People fall in love for all kinds of reasons, but when the object of affection is a pencil, you have a little bit of explaining to do. Don’t get me wrong. I’m not talking relationship avoidance, fetishes or totems. I’m talking about worshipful admiration and praise that is akin to a foot stompin’ gospel revival. I’m not talking about any pencil. I’m talking about a Rhodia; a pencil for the senses.
As a professional writer, the last thing I want to do is meld my inner life with what I do for a living. By day I am engaged in marketing and communications assignments that revolve around the business of brands. Pens are the office norm. On nights and weekends I let my freak flag fly and the pencil becomes my savior. Pleasure is as much a factor in the choice of a writing instrument as performance. That’s where the Rhodia comes in.
What’s so special about a Rhodia? Let’s look at it from an architectural point of view and begin with function. After crayons, most of us learned how to write with a pencil because everything written in pencil can be erased. Using an eraser is not as effortless as hitting the backspace key on a computer; which is nice, neat and leaves no trace of eraser lint. Still, there is no denying the comfort of knowing you can eliminate a mistake with a tangible tool. Imagine if you could erase all of the bad relationships you ever had, the error of your ways, despots, the ravages of time, etcetera. (On a side note, I suffer from the belief that deleted words and phrases from my computer documents are sent to a hidden folder and rearranged to tell a tale I will be held accountable for in the future. This, of course, is fodder for another post.)
The life of a pencil is clear from the beginning. After seven inches all that is left is a disposable relic. A pencil doesn’t tell you it will love you forever. Its ability to commit is obvious from the moment you place it in a sharpener. This brings me to another point. Crappy pencil sharpeners are responsible for turning more people off pencils than memories of nagging teachers in grammar school. Electric sharpeners are overzealous and create points that snap and break easily. Manual sharpeners with poor blades and barrels eat through pencils like a ravenous squirrel with bad teeth. If you are going to write in pencil, buy a Dux brand sharpener. It is so precise that you will get a continuous pencil shaving each time you use it with a high quality pencil (a characteristic that will not go unnoticed by those who include lip and eye pencils in their beauty repertoire).
The form factor of a Rhodia is what makes it so easy to fall in love with. The pencil is bright orange and capped with a black eraser that is wrapped in color-coordinated black metal. The body of the pencil is made of incense cedar wood that has been dyed black, giving the shiny graphite tip a liquid-like appearance. Another cool attribute of the Rhodia is the way it is cut. It is what is known as a “tri-pencil”, in contrast to the traditional hexagonal design used for this writing instrument. Three distinctly planed sides create an incredibly comfortable fit between the fingers, giving the appearance of a triangle when viewed from the graphite end.

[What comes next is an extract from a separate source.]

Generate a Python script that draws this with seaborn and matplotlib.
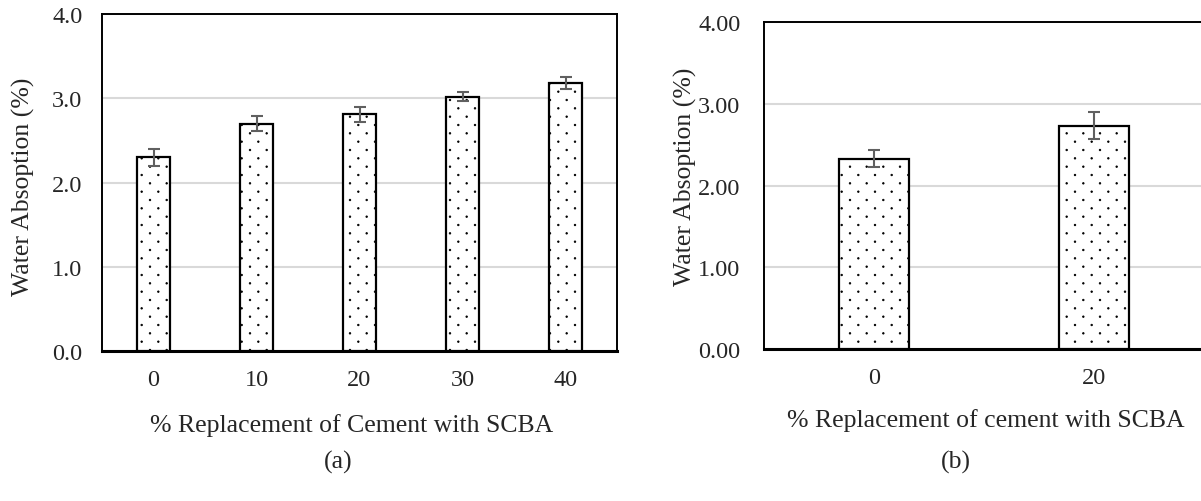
import matplotlib
matplotlib.use("Agg")
import numpy as np
import matplotlib.pyplot as plt
from matplotlib import hatch as mhatch
from matplotlib.path import Path
import seaborn as sns
import pandas as pd

# ---- data ----
cats_a = ["0", "10", "20", "30", "40"]
vals_a = [2.30, 2.70, 2.81, 3.02, 3.18]
err_a = [0.10, 0.09, 0.09, 0.05, 0.07]

cats_b = ["0", "20"]
vals_b = [2.33, 2.73]
err_b = [0.10, 0.167]

yticks_a = [0.0, 1.0, 2.0, 3.0, 4.0]
yticks_b = [0.0, 1.0, 2.0, 3.0, 4.0]


# ---- sparse staggered dot texture (Excel-like "dotted" fill) ----
class SparseDots(mhatch.HatchPatternBase):
    nx, ny, r = 6, 12, 0.0075

    def __init__(self, hatch, density):
        circ = Path.unit_circle()
        self.sv, self.sc = circ.vertices, circ.codes
        if hatch.count('.') > 0:
            n = (self.ny // 2 + 1) * (self.nx + 1) + (self.ny // 2) * self.nx
            self.num_vertices = n * len(self.sv)
        else:
            self.num_vertices = 0

    def set_vertices_and_codes(self, vertices, codes):
        vp, cp = [], []
        sv = self.sv * self.r
        for row in range(self.ny + 1):
            y = row / self.ny
            if row % 2 == 0:
                cols = np.linspace(0, 1, self.nx + 1)
            else:
                cols = np.linspace(0.5 / self.nx, 1 - 0.5 / self.nx, self.nx)
            for x in cols:
                vp.append(sv + [x, y])
                cp.append(self.sc)
        np.concatenate(vp, out=vertices)
        np.concatenate(cp, out=codes)


mhatch._hatch_types = [SparseDots if t is mhatch.SmallFilledCircles else t
                       for t in mhatch._hatch_types]

sns.set_theme(style="white")
plt.rcParams['font.family'] = ['Liberation Serif', 'DejaVu Serif']
plt.rcParams['hatch.linewidth'] = 0.6
plt.rcParams['hatch.color'] = 'black'

W, H = 1201, 502
fig = plt.figure(figsize=(W / 100, H / 100), dpi=100)


def rect(l, t, r, b):
    return [l / W, 1 - b / H, (r - l) / W, (b - t) / H]


ax_a = fig.add_axes(rect(102, 15, 617, 352))
ax_b = fig.add_axes(rect(764, 23, 1204, 350))

FS = 17.5
FL = 18.5


def draw(ax, cats, vals, errs, yticks, fmt, width, ypad):
    df = pd.DataFrame({"x": cats, "y": vals})
    sns.barplot(data=df, x="x", y="y", ax=ax, color="white", edgecolor="black",
                linewidth=1.6, width=width, hatch=".", errorbar=None, zorder=3)
    ax.errorbar(range(len(cats)), vals, yerr=errs, fmt="none", ecolor="#606060",
                elinewidth=1.5, capsize=4.2, capthick=1.5, zorder=4)
    ax.set_ylim(0, 4.0)
    ax.set_xlim(-0.5, len(cats) - 0.5)
    ax.set_yticks(yticks)
    ax.set_yticklabels([fmt.format(v) for v in yticks], fontsize=FS)
    ax.tick_params(axis="x", labelsize=FS, length=0, pad=13)
    ax.tick_params(axis="y", length=0, pad=ypad)
    ax.yaxis.grid(True, color="#d9d9d9", linewidth=1.5, zorder=0)
    ax.set_axisbelow(True)
    for s in ax.spines.values():
        s.set_visible(True)
        s.set_color("black")
        s.set_linewidth(1.4)
    ax.spines["bottom"].set_linewidth(2.2)
    ax.set_ylabel("Water Absoption (%)", fontsize=FL)


draw(ax_a, cats_a, vals_a, err_a, yticks_a, "{:.1f}", 0.32, 14)
draw(ax_b, cats_b, vals_b, err_b, yticks_b, "{:.2f}", 0.317, 17)

ax_a.set_xlabel("% Replacement of Cement with SCBA", fontsize=FL)
ax_b.set_xlabel("% Replacement of cement with SCBA", fontsize=FL)
ax_a.xaxis.set_label_coords(0.485, -0.183)
ax_b.xaxis.set_label_coords(0.505, -0.18)
ax_a.yaxis.set_label_coords(-0.13, 0.49)
ax_b.yaxis.set_label_coords(-0.153, 0.53)

fig.text(338 / W, 1 - 462 / H, "(a)", fontsize=FL, ha="center", va="center")
fig.text(956 / W, 1 - 462 / H, "(b)", fontsize=FL, ha="center", va="center")

fig.savefig("out.png", dpi=100)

Pencil point getting dull? Rotate the pencil one turn between your fingers and see your lines grow sharper. When you have to resort to using the Dux sharpener, take a look at the shavings that have collected inside the compartment and witness another creative twist. The underside of the orange pencil wrapping is white, which is evident when you observe the edges on each side of the pencil shaving. The continuous coiled shaving, typical of a Dux, resembles a budding flower. Who wouldn’t fall in love with that?
There is nothing like a pencil; the way it feels in your hand, the sound it makes on paper, the ease with which it glides on the page. Simply put, a Rhodia makes it easier to get in touch with your muse. According to an article by Andrew P. Kersey that appeared in the May 28th edition of The Chicago Tribune, the U.S. is the single largest market for wood-encased pencils. With so few things that are certain in life, it is comforting to know that the humble pencil is here to stay.

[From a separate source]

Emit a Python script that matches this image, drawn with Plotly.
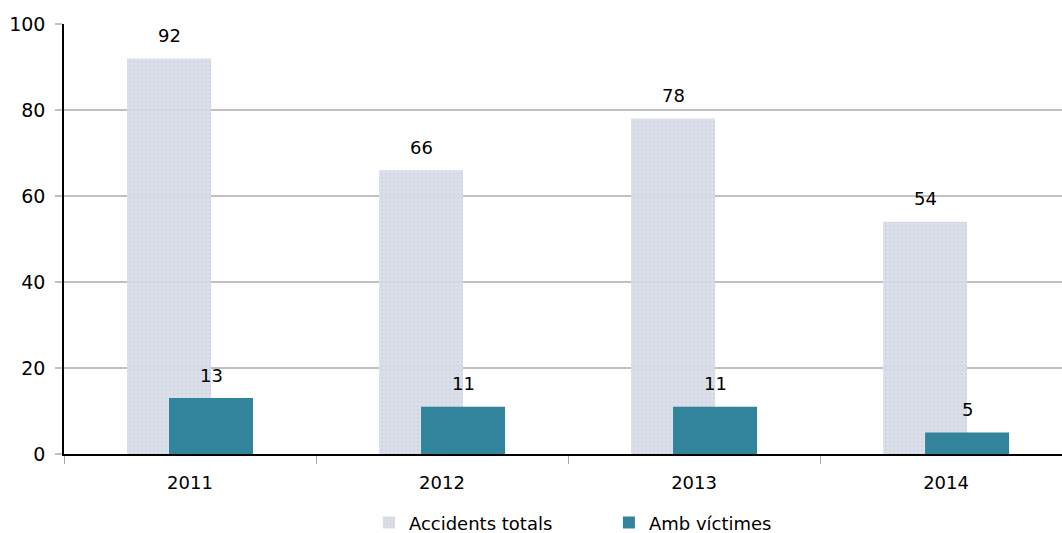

Rhodia is a French brand owned by Clairefontaine, which is located in the Vosges region of France. The company was established in 1863, on the site of a 16th century paper mill. Rhodia products (which include well-known paper products) are distributed by Exaclair in the United States. Rhodia products and Dux pencil sharpeners are sold on Pencil Things.
Pencil blogs exist. Pencil Revolution, Pencil Talk and Timberlines are fun and informative.
We live in a smell world and pencils are no exception. Smencils are scented #2 pencils manufactured by the Smencil Company. Their scent lasts up to two years. Fragrances include; Bubble Gum, Cinnamon, Tropical Blast, Grape, Cotton Candy, Very Berry, Chocolate, Orange, Watermelon and Rootbeer. If they only made pencils with scents that were identical to perfume classics; now that would be something to talk about.